Selected from a pool of thousands of applicants in the summer of 1980, Joan begins training at Houston’s Johnson Space Center, alongside an exceptional group of fellow candidates: Top Gun pilot Hank Redmond and scientist John Griffin, who are kind and easygoing even when the stakes are highest; mission specialist Lydia Danes, who has worked too hard to play nice; warmhearted Donna Fitzgerald, who is navigating her own secrets; and Vanessa Ford, the magnetic and mysterious aeronautical engineer, who can fix any engine and fly any plane.
As the new astronauts become unlikely friends and prepare for their first flights, Joan finds a passion and a love she never imagined. In this new light, Joan begins to question everything she thinks she knows about her place in the observable universe.
Then, in December of 1984, on mission STS-LR9, it all changes in an instant.
Fast-paced, thrilling, and emotional, Atmosphere is Taylor Jenkins Reid at her best: transporting readers to iconic times and places, creating complex protagonists, and telling a passionate and soaring story about the transformative power of love—this time among the stars.
What Worked for Me:
Joan: Iconic. As far as characters go, she is very well written. There are so many layers to work through with her. She has a dream of going into space but her love for her niece keeps her grounded in Earth.
In Atmosphere, Joan’s identity as an astronaut is defined by discipline, sacrifice, and an almost ascetic devotion to something larger than herself, while her loyalty to her niece pulls her firmly back into the emotional gravity of Earth. Space represents purpose and transcendence for Joan—a place where rules are clear, emotions are secondary, and excellence is measurable. Her relationship with her niece, however, demands a different kind of presence: emotional availability, consistency, and vulnerability. What makes this conflict so compelling is that Joan does see her devotion to space as selfish, and the novel subtly reveals how that devotion requires others—particularly her niece—to absorb the cost. Reid presents her as someone caught between two forms of love, each legitimate and each demanding exclusivity. Joan’s struggle underscores one of the novel’s central ideas: that ambition, especially for women, is rarely about choosing between right and wrong, but between two versions of responsibility that cannot fully coexist. Her ability to change her dream to allow her to be emotionally and physically available to her niece was powerful to read.
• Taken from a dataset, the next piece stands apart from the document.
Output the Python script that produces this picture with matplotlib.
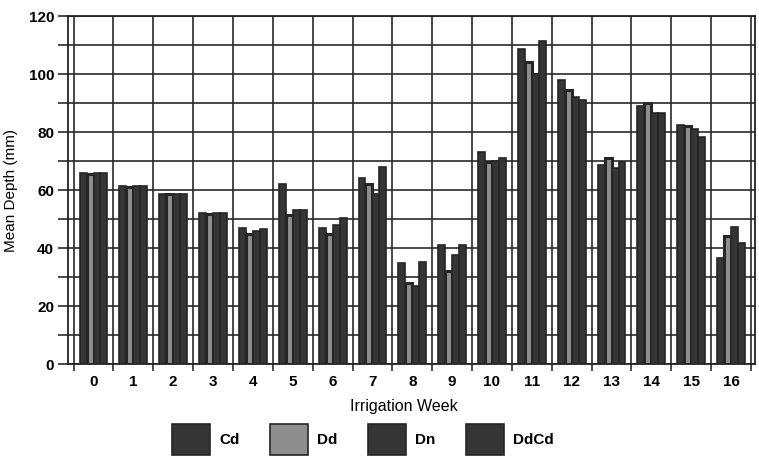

Emotions: What Atmosphere does especially well is emotional realism. Reid excels at portraying characters who feel lived-in: people who are shaped by unspoken regrets, restrained hope, and the weight of choices they can’t undo. The writing is immersive and intentional, often lingering in silence and subtext rather than overt drama. This creates a reflective reading experience that invites you to slow down and sit with the characters rather than race toward resolution.
That said, the novel’s greatest strength is also what holds it back from a perfect score. At times, the pacing drifts, and certain emotional beats feel familiar—territory Reid has explored before with sharper narrative urgency. While the atmosphere (true to the title) is beautifully sustained, some readers may find themselves waiting for a deeper payoff or a more daring structural risk.
What Didn’t Work for Me: Trigger Warnings and Criticisms
Her sister: That bitch. As a mother myself I cannot fathom putting my daughter on the backburner for a man. I cannot fathom letting my sister raise my child. She is painted as Joans opposite, and their dynamic makes me so uncomfortable.
Final Thoughts:
Ultimately, Atmosphere is a thoughtful, tender novel that rewards patience and emotional attentiveness. It may not have the sweeping momentum of Reid’s most iconic books, but it offers something quieter and more intimate—a meditation on love, timing, and the spaces between what we want and what we choose.